Here are some examples why you should not refinance student loans:
- You want student loan forgiveness
- You plan to enroll in an income-driven repayment program
- You are unemployed or underemployed
- You recently defaulted on your student loans
You want student loan forgiveness
If you plan to seek Public Service Loan Forgiveness or Teacher Loan Forgiveness, for example, you need to have federal student loans. When you refinance student loans, you receive a new private student loan and will not have any federal student loans outstanding. The good news is that you can refinance student loans and receive student loan forgiveness. For example, one option is to keep your federal student loans outstanding and refinance your private student loans only.
You plan to enroll in an income-driven repayment program
If you have federal student loans, you are eligible to enroll in an income-driven repayment plan, which allows you to make student loan payments based on your income. When you refinance your student loans, you are not eligible to enroll in an income-driven repayment plan. The reason is because once you refinance your student loans, you will have a private student loan. One option, like with student loan forgiveness, is to keep your federal student loans outstanding and refinance your private student loans only.

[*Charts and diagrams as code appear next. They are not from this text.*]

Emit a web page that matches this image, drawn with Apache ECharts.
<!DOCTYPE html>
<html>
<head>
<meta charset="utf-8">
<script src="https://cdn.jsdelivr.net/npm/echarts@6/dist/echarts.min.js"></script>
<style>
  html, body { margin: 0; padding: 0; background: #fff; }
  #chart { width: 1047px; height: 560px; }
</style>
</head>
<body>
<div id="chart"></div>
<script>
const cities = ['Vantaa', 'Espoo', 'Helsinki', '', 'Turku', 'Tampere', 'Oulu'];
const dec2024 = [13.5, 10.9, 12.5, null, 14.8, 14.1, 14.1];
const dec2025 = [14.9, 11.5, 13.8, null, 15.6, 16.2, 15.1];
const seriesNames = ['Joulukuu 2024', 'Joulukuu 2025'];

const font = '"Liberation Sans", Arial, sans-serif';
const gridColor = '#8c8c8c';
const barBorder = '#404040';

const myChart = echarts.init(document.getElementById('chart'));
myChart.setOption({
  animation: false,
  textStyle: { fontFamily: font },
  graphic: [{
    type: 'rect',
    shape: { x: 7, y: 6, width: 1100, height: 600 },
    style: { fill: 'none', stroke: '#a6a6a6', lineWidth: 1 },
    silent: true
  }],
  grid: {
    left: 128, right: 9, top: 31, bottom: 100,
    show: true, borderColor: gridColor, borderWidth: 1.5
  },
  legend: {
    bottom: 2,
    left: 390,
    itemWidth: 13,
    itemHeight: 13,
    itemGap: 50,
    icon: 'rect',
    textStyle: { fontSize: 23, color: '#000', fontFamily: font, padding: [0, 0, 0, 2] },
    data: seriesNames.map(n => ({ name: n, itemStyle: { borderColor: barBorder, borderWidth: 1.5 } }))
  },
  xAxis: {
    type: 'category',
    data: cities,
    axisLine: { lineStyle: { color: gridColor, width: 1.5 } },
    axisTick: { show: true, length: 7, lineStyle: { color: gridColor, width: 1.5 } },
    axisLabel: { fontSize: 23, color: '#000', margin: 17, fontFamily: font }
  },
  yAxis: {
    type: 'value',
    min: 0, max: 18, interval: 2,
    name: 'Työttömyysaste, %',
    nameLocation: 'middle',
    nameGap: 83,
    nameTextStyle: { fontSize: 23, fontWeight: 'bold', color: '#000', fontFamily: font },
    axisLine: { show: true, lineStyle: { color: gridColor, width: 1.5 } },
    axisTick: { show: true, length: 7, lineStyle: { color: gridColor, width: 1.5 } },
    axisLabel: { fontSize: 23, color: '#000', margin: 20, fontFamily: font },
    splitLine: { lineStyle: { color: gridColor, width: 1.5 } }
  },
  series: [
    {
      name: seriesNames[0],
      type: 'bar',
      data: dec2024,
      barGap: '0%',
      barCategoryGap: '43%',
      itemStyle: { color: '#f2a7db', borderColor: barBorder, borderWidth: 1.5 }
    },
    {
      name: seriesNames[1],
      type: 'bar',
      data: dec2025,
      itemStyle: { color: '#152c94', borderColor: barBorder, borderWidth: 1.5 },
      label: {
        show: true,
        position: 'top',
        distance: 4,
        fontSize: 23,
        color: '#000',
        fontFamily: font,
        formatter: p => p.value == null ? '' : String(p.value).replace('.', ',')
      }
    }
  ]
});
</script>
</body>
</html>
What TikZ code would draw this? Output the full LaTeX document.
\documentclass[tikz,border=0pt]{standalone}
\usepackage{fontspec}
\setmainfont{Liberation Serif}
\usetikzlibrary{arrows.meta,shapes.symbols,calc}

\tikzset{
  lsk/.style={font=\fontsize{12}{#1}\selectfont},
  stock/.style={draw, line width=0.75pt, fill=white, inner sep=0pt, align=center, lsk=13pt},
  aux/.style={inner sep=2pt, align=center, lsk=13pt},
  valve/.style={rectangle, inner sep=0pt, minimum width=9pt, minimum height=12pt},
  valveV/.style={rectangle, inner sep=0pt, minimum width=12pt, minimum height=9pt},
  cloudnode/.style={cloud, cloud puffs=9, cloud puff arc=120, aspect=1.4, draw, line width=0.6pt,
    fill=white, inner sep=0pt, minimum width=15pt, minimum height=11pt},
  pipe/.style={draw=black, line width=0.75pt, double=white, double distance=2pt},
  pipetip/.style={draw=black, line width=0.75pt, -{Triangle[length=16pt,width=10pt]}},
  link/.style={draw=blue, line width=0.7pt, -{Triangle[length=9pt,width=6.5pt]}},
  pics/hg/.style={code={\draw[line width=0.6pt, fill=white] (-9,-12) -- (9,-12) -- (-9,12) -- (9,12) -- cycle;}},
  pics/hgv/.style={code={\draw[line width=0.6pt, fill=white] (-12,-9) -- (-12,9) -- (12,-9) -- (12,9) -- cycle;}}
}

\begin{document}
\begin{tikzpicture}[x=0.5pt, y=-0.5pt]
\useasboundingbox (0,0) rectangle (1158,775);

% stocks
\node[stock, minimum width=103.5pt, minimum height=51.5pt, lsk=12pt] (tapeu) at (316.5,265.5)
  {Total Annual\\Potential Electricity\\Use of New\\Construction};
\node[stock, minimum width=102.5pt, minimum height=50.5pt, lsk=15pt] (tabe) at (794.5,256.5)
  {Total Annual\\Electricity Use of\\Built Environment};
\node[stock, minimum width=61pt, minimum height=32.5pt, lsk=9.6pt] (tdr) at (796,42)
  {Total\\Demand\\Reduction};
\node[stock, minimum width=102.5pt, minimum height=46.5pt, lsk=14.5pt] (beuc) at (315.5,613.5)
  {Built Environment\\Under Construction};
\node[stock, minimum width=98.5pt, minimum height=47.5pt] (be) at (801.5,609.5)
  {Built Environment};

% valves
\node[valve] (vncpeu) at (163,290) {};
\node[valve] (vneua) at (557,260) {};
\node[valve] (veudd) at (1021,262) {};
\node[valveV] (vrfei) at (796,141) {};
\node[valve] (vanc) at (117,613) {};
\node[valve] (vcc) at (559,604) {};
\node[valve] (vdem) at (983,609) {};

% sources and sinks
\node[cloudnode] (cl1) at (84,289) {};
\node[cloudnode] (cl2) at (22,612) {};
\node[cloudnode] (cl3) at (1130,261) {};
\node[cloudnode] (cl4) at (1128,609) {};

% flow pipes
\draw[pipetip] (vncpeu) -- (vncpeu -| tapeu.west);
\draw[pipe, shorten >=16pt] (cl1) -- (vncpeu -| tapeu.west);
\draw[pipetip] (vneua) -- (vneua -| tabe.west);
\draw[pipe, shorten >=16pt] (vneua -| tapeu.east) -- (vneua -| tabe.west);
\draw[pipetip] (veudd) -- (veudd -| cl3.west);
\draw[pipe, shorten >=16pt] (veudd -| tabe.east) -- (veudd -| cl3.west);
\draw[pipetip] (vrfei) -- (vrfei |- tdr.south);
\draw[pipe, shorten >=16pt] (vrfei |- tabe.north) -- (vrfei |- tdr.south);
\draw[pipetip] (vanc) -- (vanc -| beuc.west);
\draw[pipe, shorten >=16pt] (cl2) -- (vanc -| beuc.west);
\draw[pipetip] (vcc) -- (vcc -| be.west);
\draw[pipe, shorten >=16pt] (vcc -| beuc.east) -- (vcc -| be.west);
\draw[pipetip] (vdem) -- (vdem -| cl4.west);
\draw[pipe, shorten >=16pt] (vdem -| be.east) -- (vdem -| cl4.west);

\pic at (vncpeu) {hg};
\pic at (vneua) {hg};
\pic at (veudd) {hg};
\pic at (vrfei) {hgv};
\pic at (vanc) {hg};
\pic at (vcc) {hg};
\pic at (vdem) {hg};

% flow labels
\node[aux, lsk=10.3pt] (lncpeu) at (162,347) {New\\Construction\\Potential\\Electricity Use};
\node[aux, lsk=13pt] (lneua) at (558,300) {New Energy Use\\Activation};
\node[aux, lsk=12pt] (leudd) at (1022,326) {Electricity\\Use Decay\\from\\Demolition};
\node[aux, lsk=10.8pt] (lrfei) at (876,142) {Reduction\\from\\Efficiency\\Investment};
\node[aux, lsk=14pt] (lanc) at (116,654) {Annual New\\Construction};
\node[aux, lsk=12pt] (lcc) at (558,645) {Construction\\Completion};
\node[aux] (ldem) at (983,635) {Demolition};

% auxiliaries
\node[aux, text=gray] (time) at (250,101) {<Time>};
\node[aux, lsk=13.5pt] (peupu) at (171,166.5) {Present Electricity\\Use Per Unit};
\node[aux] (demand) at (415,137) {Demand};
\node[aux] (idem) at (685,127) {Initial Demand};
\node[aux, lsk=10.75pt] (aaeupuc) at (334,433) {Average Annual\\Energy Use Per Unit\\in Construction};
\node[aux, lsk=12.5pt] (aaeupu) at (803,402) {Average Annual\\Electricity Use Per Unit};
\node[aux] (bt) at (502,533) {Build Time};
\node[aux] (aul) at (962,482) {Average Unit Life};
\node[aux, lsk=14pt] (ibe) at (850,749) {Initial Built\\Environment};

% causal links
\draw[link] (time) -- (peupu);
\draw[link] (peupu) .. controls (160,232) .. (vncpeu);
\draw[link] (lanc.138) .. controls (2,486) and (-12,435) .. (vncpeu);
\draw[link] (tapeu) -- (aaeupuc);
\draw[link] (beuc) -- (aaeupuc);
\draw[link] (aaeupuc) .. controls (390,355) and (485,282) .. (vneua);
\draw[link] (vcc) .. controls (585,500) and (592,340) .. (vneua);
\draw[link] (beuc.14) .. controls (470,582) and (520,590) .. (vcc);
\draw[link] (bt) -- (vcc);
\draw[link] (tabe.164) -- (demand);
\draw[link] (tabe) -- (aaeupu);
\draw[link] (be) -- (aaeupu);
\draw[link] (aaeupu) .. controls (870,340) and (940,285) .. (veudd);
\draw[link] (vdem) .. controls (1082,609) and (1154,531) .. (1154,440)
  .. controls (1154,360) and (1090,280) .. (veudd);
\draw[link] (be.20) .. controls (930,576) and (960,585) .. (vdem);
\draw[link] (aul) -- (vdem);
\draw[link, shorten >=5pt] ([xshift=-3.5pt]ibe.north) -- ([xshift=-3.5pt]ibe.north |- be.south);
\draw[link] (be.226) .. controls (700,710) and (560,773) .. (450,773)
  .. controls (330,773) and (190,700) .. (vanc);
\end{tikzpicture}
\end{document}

You are unemployed or underemployed
Lenders prefer borrowers who are employed and who have stable and recurring income. If you are unemployed or underemployed, it is best to wait until you are fully employed to refinance. You can also apply with a co-signer who is employed with strong credit and income. Your co-signer may help you get approved and even receive a lower interest rate.
You recently defaulted on your student loans
Lenders also typically do not refinance for borrowers who recently defaulted on their student loans. Lenders who prefer borrowers with a history of financial responsibility and on-time payments. However, if the student loan default has been removed from your credit report, and you meet other underwriting requirements, you may be able to refinance your student loans.